They will walk overnight. Over several nights in fact, at that gruelling pace. They will sleep, dream, bond, fight. That last is one of the reasons why a BBFC 15 rating is a surprise, there's a profusion of bad language that would perhaps historically have earned an 18 and somewhat undercuts more rebellious actions. Then there's the violence and injury detail, there's the inherent structural nature of this sacrificial ritual with the looming presence of an M109 self-propelled artillery gun clanking along behind and then there's repeated bloodshed. Those armoured cars that dog their steps are Ferrets, their turrets equipped with cameras and with troops from the squads riding their wheel arches. Its those 'carbines' that will deliver any number of fatal shots, graphic enough to leave jaws hanging open in shock and awe.

Director Francis Lawrence is no stranger to media murder, he's helmed the four Hunger Games films after the first, from Catching Fire to the further sequels and prequel. They've clearly had an influence on this presentation, though the echoes of King's work are felt there too. King was writing under the pseudonym Richard Bachman, the same nom de plume that gave us The Running Man. The nature of those competitions (up to and including Climbing For Dollars) has echoes of Shirley Jackson's 1948 short story The Lottery but there are enough literary precedents for book and film both to fill a map.

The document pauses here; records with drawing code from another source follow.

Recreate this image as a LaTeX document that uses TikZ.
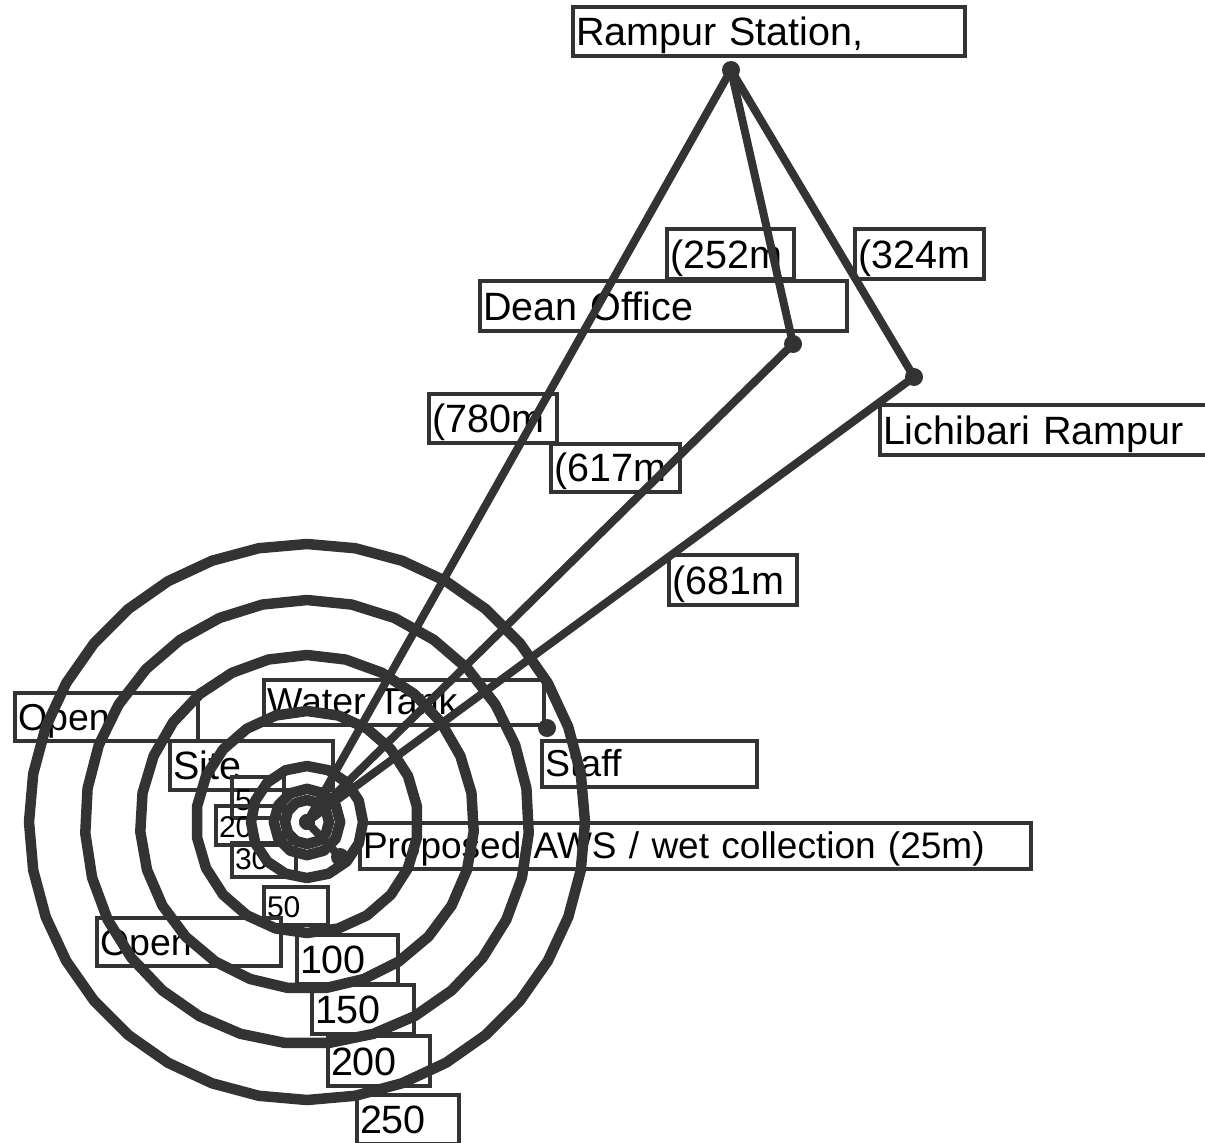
\documentclass[tikz,border=0pt]{standalone}
\usepackage{fontspec}
\setmainfont{Liberation Sans}
\definecolor{ink}{HTML}{333333}
\tikzset{
  lab/.style 2 args={draw=ink,line width=4pt,anchor=north west,inner xsep=0pt,inner ysep=0pt,
    xshift=-2pt,yshift=2pt,
    text width=#1pt,text height=#2pt-11pt,text depth=11pt,text=black,
    font=\fontsize{39.5}{40}\selectfont,execute at begin node={\hspace*{3pt}}},
  mid/.style={font=\fontsize{37.5}{38}\selectfont},
  long/.style={font=\fontsize{37}{38}\selectfont},
  small/.style={font=\fontsize{30}{31}\selectfont,text depth=8pt},
  ring/.style={draw=ink,line width=10.5pt,line join=round},
  link/.style={draw=ink,line width=8pt,line cap=round},
  dot/.style={circle,fill=ink,inner sep=0pt,minimum size=18pt}
}
\begin{document}
\begin{tikzpicture}[x=1pt,y=-1pt]
\useasboundingbox (0,0) rectangle (1205,1143);
% labels
\node[lab={392}{49}] (rampur) at (573,7) {Rampur Station,};
\node[lab={127}{50}] (d252) at (667,229) {(252m};
\node[lab={129}{50}] (d324) at (855,229) {(324m};
\node[lab={367}{50}] (dean) at (480,281) {Dean Office};
\node[lab={128}{49}] (d780) at (429,394) {(780m};
\node[lab={129}{48}] (d617) at (551,444) {(617m};
\node[lab={128}{50}] (d681) at (669,555) {(681m};
\node[lab={340}{50}] (lichi) at (880,405) {Lichibari Rampur};
\node[lab={183}{48},mid] (open1) at (15,693) {Open};
\node[lab={280}{45},mid] (tank) at (264,680) {Water Tank};
\node[lab={163}{49}] (site) at (170,741) {Site};
\node[lab={215}{46},mid] (staff) at (542,741) {Staff};
\node[lab={52}{44},small] (r5) at (232,777) {5};
\node[lab={68}{42},small] (r20) at (216,806) {20};
\node[lab={64}{37},small] (r30) at (232,843) {30};
\node[lab={64}{41},small] (r50) at (264,887) {50};
\node[lab={671}{46},long] (aws) at (360,823) {Proposed AWS / wet collection (25m)};
\node[lab={184}{48},mid] (open2) at (97,918) {Open};
\node[lab={101}{49}] (r100) at (297,935) {100};
\node[lab={102}{49}] (r150) at (312,985) {150};
\node[lab={102}{50}] (r200) at (328,1036) {200};
\node[lab={102}{49}] (r250) at (357,1095) {250};
% rings
\coordinate (c) at (307,822);
\foreach \r/\n in {278/37,222/32,167/28,111/23,56/17,33.2/13,22/13,3/9}{
  \draw[ring] plot[samples=\n,domain=-90:270] ({307+\r*cos(\x)},{822+\r*sin(\x)}) -- cycle;
}
% points
\node[dot] (prampur) at (731,70) {};
\node[dot] (pdean) at (793,344) {};
\node[dot] (plichi) at (914,377) {};
\node[dot] (pstaff) at (547,728) {};
\node[dot] (paws) at (340,857) {};
% connectors
\draw[link] (c) -- (prampur.center);
\draw[link] (prampur.center) -- (pdean.center);
\draw[link] (prampur.center) -- (plichi.center);
\draw[link] (c) -- (pdean.center);
\draw[link] (c) -- (plichi.center);
\draw[link] (c) -- (paws.center);
\end{tikzpicture}
\end{document}
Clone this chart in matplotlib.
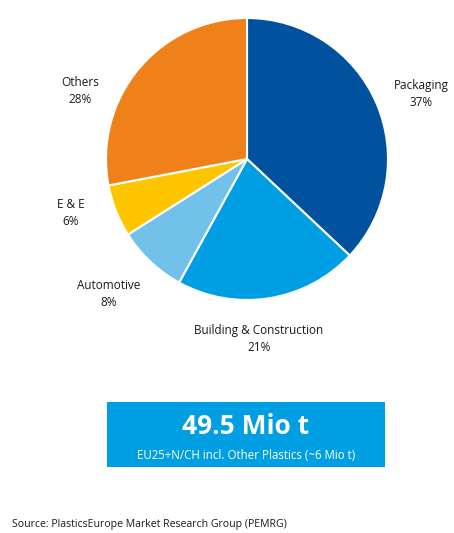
import numpy as np
import matplotlib.pyplot as plt

# data
segments = ['Packaging', 'Building & Construction', 'Automotive', 'E & E', 'Others']
shares = [37, 21, 8, 6, 28]
colours = ['#00519E', '#009FE3', '#71C1EA', '#FFC600', '#F08019']
total_label = '49.5 Mio t'
total_note = 'EU25+N/CH incl. Other Plastics (~6 Mio t)'
source = 'Source: PlasticsEurope Market Research Group (PEMRG)'

# label centres in pixels (layout only)
label_pos = [(421, 94), (259, 339), (109, 294), (71, 213), (80, 91)]

W, H = 454, 533
fig = plt.figure(figsize=(W / 100, H / 100), dpi=100)
plt.rcParams['font.family'] = ['Open Sans', 'DejaVu Sans']

def fx(x):
	return x / W

def fy(y):
	return 1 - y / H

# pie
cx, cy, r = 247, 159, 141
ax = fig.add_axes([fx(cx - r), fy(cy + r), 2 * r / W, 2 * r / H])
ax.pie(shares, colors=colours, startangle=90, counterclock=False,
	wedgeprops=dict(edgecolor='white', linewidth=1.5))
ax.set_aspect('auto')
ax.set_xlim(-1, 1)
ax.set_ylim(-1, 1)
ax.axis('off')

for name, val, (x, y) in zip(segments, shares, label_pos):
	fig.text(fx(x), fy(y), name + '\n' + str(val) + '%', ha='center', va='center',
		fontsize=8.5, color='#1a1a1a', linespacing=1.35)

# total box
box = fig.add_axes([fx(107), fy(467), (385 - 107) / W, (467 - 402) / H])
box.set_facecolor('#009FE3')
box.set_xticks([])
box.set_yticks([])
for s in box.spines.values():
	s.set_visible(False)
box.text(0.5, 0.62, total_label, ha='center', va='center', fontsize=19,
	fontweight='bold', color='white', transform=box.transAxes)
box.text(0.5, 0.17, total_note, ha='center', va='center', fontsize=8.3,
	color='white', transform=box.transAxes)

fig.text(fx(12), fy(524), source, ha='left', va='center', fontsize=7.6, color='#1a1a1a')

plt.savefig('out.png', dpi=100)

A large cast gives plenty of performances to single out, Cooper Hoffman and especially David Jonsson deserve plaudits. Garret Wareing, Tut Nyuot, Charlie Plummer and Ben Wang are notable, but it hits the point that naming and numbering actors might constitute spoilers. The film does diverge from the book, following broadly the same path it changes the numbers in a few places. Speed, participants, the order of the fallen. All supported by sweat, blood, tears, the scatological and the profane. All sometimes undermined by decisions behind the camera.

JT Mollner has written an ongoing pursuit before. Strange Darling caught audiences in a way his début did not. There are few structural changes here, and even with the odd flashback it is relentlessly linear, Jo Willems often holding the camera close to the walkers and sometimes with a confusion of placement in the pedestrian peloton. There are two places at the end where technique causes issue. One dialogue in the rain feels like rewritten dialogue recorded after the fact, a naked restatement of moral in a film that's already stepped frequently into foot-slogging exposition. The ending, at night, in the city, could be hallucinatory or dream-like but instead just seems badly lit. As my companion for this film observed, in 2025 and with a cast this diverse it's not acceptable for actors of colour to be so poorly shot. That's a reality of production schedules, true, but the film makes a choice with all its freedoms and then doesn't pull it off.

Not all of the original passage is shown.